This proposal aims to elucidate the mechanisms by which normal and pathological erythropoiesis exerts
systemic effects on iron metabolism and other metabolic processes. Activation of erythropoiesis by erythropoietin
(EPO) causes rapid suppression of hepcidin, with consequent increase in iron absorption and the release of iron
from stores. We discovered erythroferrone (ERFE), a hormone produced by erythroblasts, as the principal
mediator that acutely matches the iron supply to the changing requirements of erythropoiesis. ERFE is proposed
to bind to and inactivate bone morphogenetic proteins (BMPs) that regulate hepcidin transcription. In anemias
with ineffective erythropoiesis, increased ERFE concentrations may not only contribute to iron overload and
worsen ineffective erythropoiesis but also promote other systemic manifestations. In this proposal, we will
expand the study of the mechanism of action of ERFE, define the set of BMP ligands targeted by ERFE, and
conduct a detailed structure-function study. Also, we constructed transgenic mouse lines that overexpress
graded levels of ERFE in erythroblasts and develop proportional iron overload and other systemic manifestations
of anemias with ineffective erythropoiesis. We will use these mice to analyze the hematological and non-
hematological consequences of excessive ERFE. The specific aims of the proposed project are:
1. Characterize the structural determinants of ERFE bioactivity and the interaction of ERFE with BMPs.
We will define all the members of the BMP family targeted by murine and human ERFE using assays for
both bioactivity and direct physical interaction. We will define the bioactive segment of ERFE and perform
complete structure-function analysis of the specific amino acids required for ERFE bioactivity.
2. Analyze the hematological effects of increased ERFE concentrations in vivo.

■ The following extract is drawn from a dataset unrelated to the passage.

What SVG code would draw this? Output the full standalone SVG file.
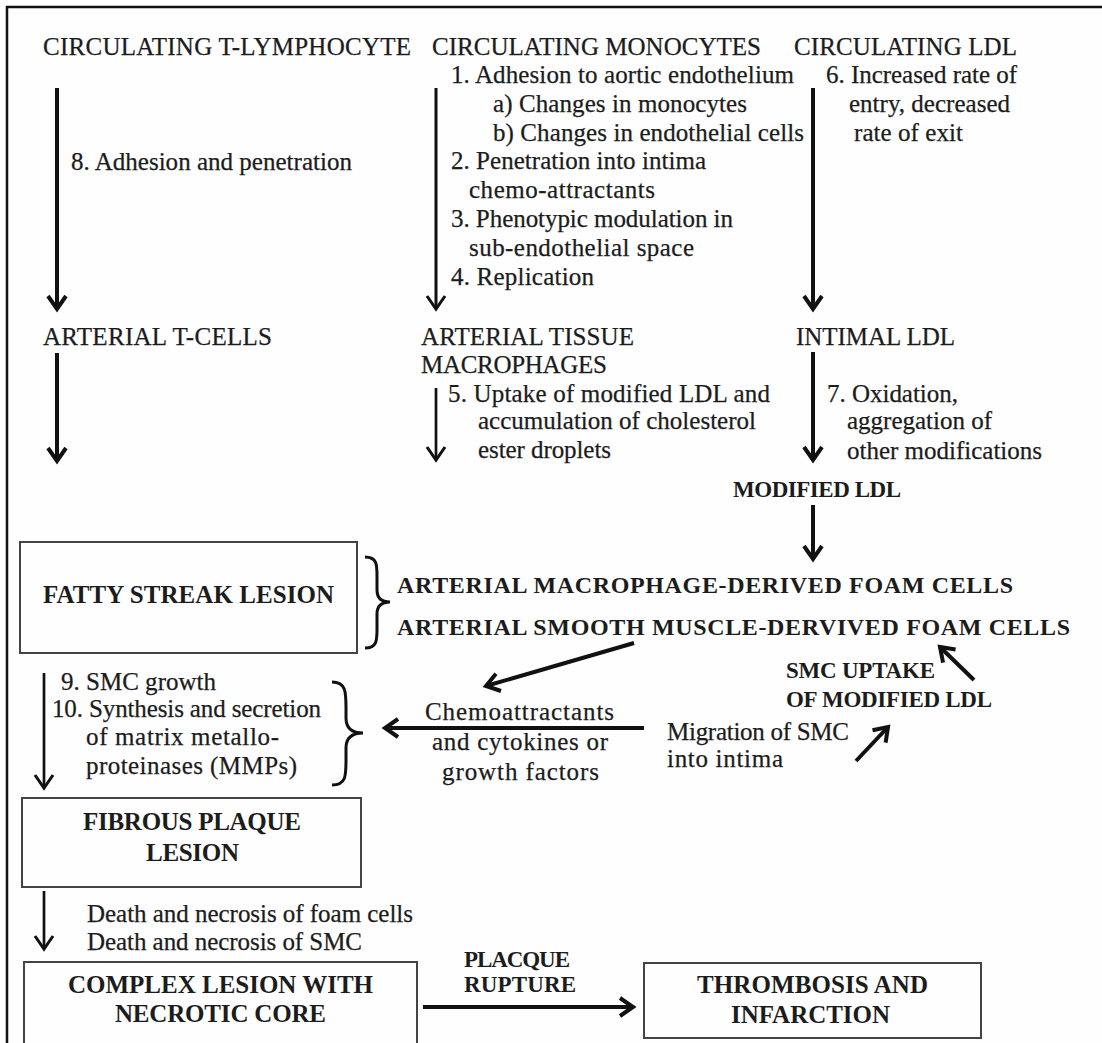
<svg xmlns="http://www.w3.org/2000/svg" width="1102" height="1043" viewBox="0 0 1102 1043">
<style>
  .t{font-family:"Liberation Serif","Times New Roman",serif;font-size:25px;fill:#1c1c1c;stroke:#1c1c1c;stroke-width:0.25}
  .b{font-family:"Liberation Serif","Times New Roman",serif;font-size:24px;font-weight:bold;fill:#1c1c1c}
  .box{fill:none;stroke:#444;stroke-width:2}
  .thick{stroke:#111;stroke-width:4;fill:none}
  .thin{stroke:#111;stroke-width:2.7;fill:none}
  .brace{stroke:#111;stroke-width:3;fill:none}
</style>
<defs>
  <marker id="ah" markerUnits="userSpaceOnUse" markerWidth="40" markerHeight="40" viewBox="-20 -20 40 40" refX="0" refY="0" orient="auto" overflow="visible">
    <path d="M-13,-9 L0,0 L-13,9" fill="none" stroke="#111" stroke-width="4"/>
  </marker>
  <marker id="ahs" markerUnits="userSpaceOnUse" markerWidth="40" markerHeight="40" viewBox="-20 -20 40 40" refX="0" refY="0" orient="auto" overflow="visible">
    <path d="M-13,-9 L0,0 L-13,9" fill="none" stroke="#111" stroke-width="3"/>
  </marker>
</defs>
<rect width="1102" height="1043" fill="#fefefe"/>
<g id="frame">
  <path d="M7,1043 L7,7 L1102,7" fill="none" stroke="#111" stroke-width="2.5"/>
</g>

<g id="connectors">
  <line class="thick" x1="57" y1="88" x2="57" y2="309" marker-end="url(#ah)"/>
  <line class="thin" x1="436" y1="88" x2="436" y2="309" marker-end="url(#ahs)" style="stroke-width:3"/>
  <line class="thick" x1="813" y1="88" x2="813" y2="309" marker-end="url(#ah)"/>
  <line class="thick" x1="57" y1="353" x2="57" y2="461" marker-end="url(#ah)"/>
  <line class="thin" x1="436" y1="388" x2="436" y2="460" marker-end="url(#ahs)"/>
  <line class="thick" x1="813" y1="352" x2="813" y2="460" marker-end="url(#ah)"/>
  <line class="thick" x1="813" y1="505" x2="813" y2="559" marker-end="url(#ah)"/>
  <line class="thick" x1="634" y1="643" x2="486" y2="686" marker-end="url(#ah)"/>
  <line class="thick" x1="644" y1="728" x2="385" y2="728" marker-end="url(#ah)"/>
  <line class="thick" x1="856" y1="761" x2="888" y2="727" marker-end="url(#ah)"/>
  <line class="thick" x1="974" y1="680" x2="940" y2="647" marker-end="url(#ah)"/>
  <line class="thin" x1="44" y1="673" x2="44" y2="788" marker-end="url(#ahs)"/>
  <line class="thin" x1="44" y1="891" x2="44" y2="949" marker-end="url(#ahs)"/>
  <line class="thick" x1="423" y1="1007" x2="633" y2="1007" marker-end="url(#ah)"/>
  <path class="brace" d="M365,557 C378,557 377,566 377,580 L377,590 C377,598 381,602 390,602 C381,602 377,606 377,614 L377,625 C377,639 378,648 365,648"/>
  <path class="brace" d="M332,682 C346,682 346,692 346,708 L346,718 C346,728 352,733 363,733 C352,733 346,738 346,748 L346,760 C346,776 346,785 332,785"/>
</g>

<g id="n-tlymph"><text class="t" x="43" y="55" textLength="368">CIRCULATING T-LYMPHOCYTE</text></g>
<g id="n-mono"><text class="t" x="432" y="55" textLength="329">CIRCULATING MONOCYTES</text></g>
<g id="n-ldl"><text class="t" x="794" y="55" textLength="223">CIRCULATING LDL</text></g>

<g id="l-mono">
  <text class="t" x="451" y="83" textLength="343">1. Adhesion to aortic endothelium</text>
  <text class="t" x="493" y="112" textLength="254">a) Changes in monocytes</text>
  <text class="t" x="493" y="141" textLength="311">b) Changes in endothelial cells</text>
  <text class="t" x="451" y="169" textLength="255">2. Penetration into intima</text>
  <text class="t" x="469" y="198" textLength="186">chemo-attractants</text>
  <text class="t" x="451" y="227" textLength="282">3. Phenotypic modulation in</text>
  <text class="t" x="469" y="256" textLength="225">sub-endothelial space</text>
  <text class="t" x="451" y="285" textLength="143">4. Replication</text>
</g>
<g id="l-ldl">
  <text class="t" x="826" y="83" textLength="191">6. Increased rate of</text>
  <text class="t" x="849" y="112" textLength="161">entry, decreased</text>
  <text class="t" x="854" y="141" textLength="109">rate of exit</text>
</g>
<g id="l-t"><text class="t" x="71" y="170" textLength="281">8. Adhesion and penetration</text></g>

<g id="n-tcells"><text class="t" x="43" y="345" textLength="229">ARTERIAL T-CELLS</text></g>
<g id="n-macro">
  <text class="t" x="421" y="345" textLength="213">ARTERIAL TISSUE</text>
  <text class="t" x="421" y="373" textLength="186">MACROPHAGES</text>
</g>
<g id="n-intimal"><text class="t" x="796" y="345" textLength="159">INTIMAL LDL</text></g>

<g id="l-macro">
  <text class="t" x="448" y="402" textLength="322">5. Uptake of modified LDL and</text>
  <text class="t" x="478" y="429" textLength="278">accumulation of cholesterol</text>
  <text class="t" x="478" y="458" textLength="133">ester droplets</text>
</g>
<g id="l-intimal">
  <text class="t" x="827" y="402" textLength="131">7. Oxidation,</text>
  <text class="t" x="847" y="429" textLength="145">aggregation of</text>
  <text class="t" x="847" y="459" textLength="195">other modifications</text>
</g>

<g id="n-modldl"><text class="b" x="733" y="497" textLength="168" style="font-size:23px">MODIFIED LDL</text></g>

<g id="n-fatty">
  <rect class="box" x="20" y="542" width="337" height="111"/>
  <text class="b" x="43" y="603" textLength="291" style="font-size:25px">FATTY STREAK LESION</text>
</g>
<g id="n-foam">
  <text class="b" x="397" y="593" textLength="616">ARTERIAL MACROPHAGE-DERIVED FOAM CELLS</text>
  <text class="b" x="397" y="635" textLength="673">ARTERIAL SMOOTH MUSCLE-DERVIVED FOAM CELLS</text>
</g>

<g id="l-smc">
  <text class="t" x="61" y="690" textLength="155">9. SMC growth</text>
  <text class="t" x="52" y="717" textLength="269">10. Synthesis and secretion</text>
  <text class="t" x="86" y="745" textLength="193">of matrix metallo-</text>
  <text class="t" x="86" y="774" textLength="211">proteinases (MMPs)</text>
</g>
<g id="l-chemo">
  <text class="t" x="425" y="720" textLength="189">Chemoattractants</text>
  <text class="t" x="432" y="750" textLength="176">and cytokines or</text>
  <text class="t" x="442" y="780" textLength="157">growth factors</text>
</g>
<g id="l-migr">
  <text class="t" x="667" y="740" textLength="182">Migration of SMC</text>
  <text class="t" x="667" y="767" textLength="116">into intima</text>
</g>
<g id="n-smcuptake">
  <text class="b" x="786" y="678" textLength="149" style="font-size:23px">SMC UPTAKE</text>
  <text class="b" x="786" y="707" textLength="206" style="font-size:23px">OF MODIFIED LDL</text>
</g>

<g id="n-fibrous">
  <rect class="box" x="22" y="798" width="339" height="89"/>
  <text class="b" x="83" y="830" textLength="218" style="font-size:25px">FIBROUS PLAQUE</text>
  <text class="b" x="146" y="861" textLength="93" style="font-size:25px">LESION</text>
</g>
<g id="l-death">
  <text class="t" x="87" y="922" textLength="326">Death and necrosis of foam cells</text>
  <text class="t" x="87" y="950" textLength="275">Death and necrosis of SMC</text>
</g>
<g id="n-complex">
  <rect class="box" x="24" y="962" width="393" height="95"/>
  <text class="b" x="68" y="993" textLength="305" style="font-size:25px">COMPLEX LESION WITH</text>
  <text class="b" x="115" y="1022" textLength="211" style="font-size:25px">NECROTIC CORE</text>
</g>
<g id="l-rupture">
  <text class="b" x="464" y="967" textLength="106" style="font-size:23px">PLACQUE</text>
  <text class="b" x="464" y="992" textLength="112" style="font-size:23px">RUPTURE</text>
</g>
<g id="n-thrombosis">
  <rect class="box" x="644" y="963" width="337" height="75"/>
  <text class="b" x="697" y="993" textLength="231" style="font-size:25px">THROMBOSIS AND</text>
  <text class="b" x="731" y="1023" textLength="159" style="font-size:25px">INFARCTION</text>
</g>
</svg>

In mouse models of
graded ERFE overexpression, we will analyze the effect of ERFE on iron loading and erythropoiesis, and
identify which effects are independent of hepcidin. To study the effects of high ERFE in ß-thalassemia, we
will introduce the ERFE transgene into the th3/+ model of ß-thalassemia and examine erythropoiesis and
iron overload. Finally, we will test the ability of a therapeutic anti-ERFE Mab to reverse the effects of ERFE.
3. Elucidate the nonhematological effects of increased ERFE concentrations in vivo. Using transgenic
ERFE mice, we will define the effects of ERFE on the brain, somatic growth, bone and adipose tissues, and
renal development, all of which were affected in our preliminary characterization.
Successful completion of the proposed studies will answer longstanding questions about a fundamental aspect
of human and vertebrate biology, the mechanism by which the supply of iron is matched to the varying iron
requirements of erythropoiesis. The work will provide important insights into the pathogenesis of iron overload
in ß-thalassemia and other anemias with ineffective erythropoiesis, globally very common diseases, and enhance
the understanding of the mechanisms that cause the debilitating systemic effects of these diseases.